Wednesday, March 15, 2017

Conserving America? Essays On Present Discontents, Patrick J. Deneen (V)

Dr. Deneen begins his essay, "Awaking From The American Dream..." by referring again to the "restlessness" of American man, and the wonderment of observers at the time, at the conceit that family and ethnic ties could and should be uprooted in order to forge a new identity. We recall Deneen's contention that the individual in the liberal conception is completely fabricated, at least in terms of the individual being the foundational starting point of society.

Deneen intends to trace the implications of liberal individualism through 3 films, dating from the 1940s through 1990s. The three films are It's A Wonderful Life, Avalon, and American Beauty.

It's A Wonderful Life is perhaps the most beloved movie in American history. There is no need to recount it here. Deneen, however, wants us to re-examine a few things. George Bailey himself displays a marked disdain for his hometown of Bedford Falls. Deneen well documents Bailey's restlessness. His character is an obvious contrast for Potter, but he aims to build his own subdivision, Bailey Park. Deneen asserts that although the film presents his motives and ends positively, it's not likely that the solidarity that rescues George at the climax would persist in the new suburbs. He argues that the smaller, less individualistic arrangement of Bedford Falls creates what we might call a culture of solidarity. Indeed, what exactly is George trying to escape from? More ominously, the viewer eventually realizes that Bailey Park has been built atop the old cemetery. It's doubtful that a stronger denial of tradition and memory could be articulated.

Avalon tells the story of two generations of the Polish Krchinsky family in Baltimore. The younger generation grows restless of city life and tight quarters, and also throws off family traditions, casting aside their name and customs to be good Americans. Even as the older generations learn to drive, get more stuff, and move to the suburbs, it's hard to argue that the situation has improved.

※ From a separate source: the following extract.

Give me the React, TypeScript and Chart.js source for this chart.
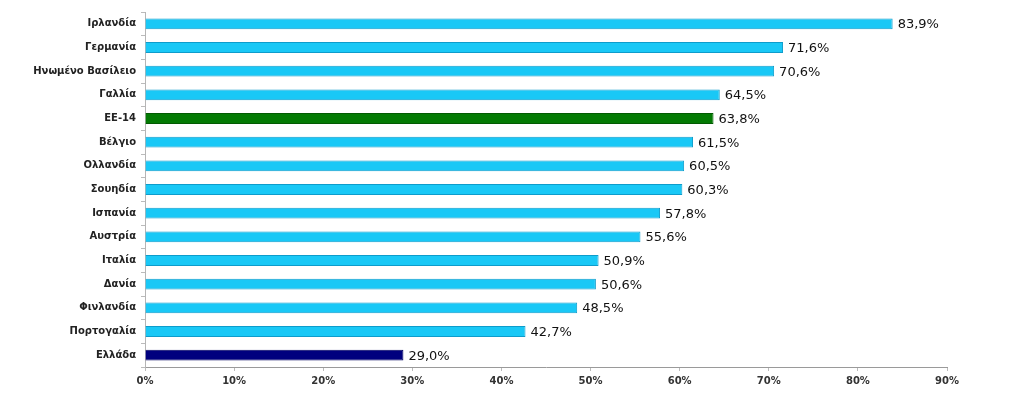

American Beauty is a dark tale of 1990s suburban life. It has the feel of a midlife crisis film, also, since the main character Lester Burnham is around that age. Lester has an awful job, his family despises him, and he has no reason to live. Illicit sex (or the hope of it) is the fulcrum of Lester's "awakening," and even as Lester realizes his folly in the moment of his death, Deneen points out that the resolution is just a different form of the same individualist escapism Lester allegedly hates and rebels against.

Avalon is the film that closely tracks with what Deneen is arguing, but the elements in each film he highlights show us the basic outline of both our American philosophy, as well as its problematic aspects, with respect to our anthropology. We must consider the end or ends we are trying to achieve. Any "progress," whether economic or technical, that contravenes this anthropology ought not to be held up as praiseworthy.

Monday, March 13, 2017

It's The Family Breakdown, Stupid

The winning formula of Bill Clinton's 1992 presidential campaign was encapsulated in an offhand strategy comment, by now legendary: "It's the economy, stupid." Well, I interrupt this regularly scheduled programming to say a different thing.

The size and scope of the federal government is of far less concern at the moment than the fraying of natural social bonds that function as support systems for people in great difficulty. These social support systems also transmit morals and mores, and a sense of purpose.

The number of children born out of wedlock and/or raised by a single parent is somewhere north of 40 percent. Drug addiction is exploding, even among the wealthy, and comfortably middle class. Surviving in this economy without an education is questionable.

In my view, some citizens have mistaken a natural solidarity or communitarianism for communism, or other coercive ideologies. Inspired leadership will mean committing money to help people re-connect with each other. There is no true profit in being sound macroeconomically, but unsound socially.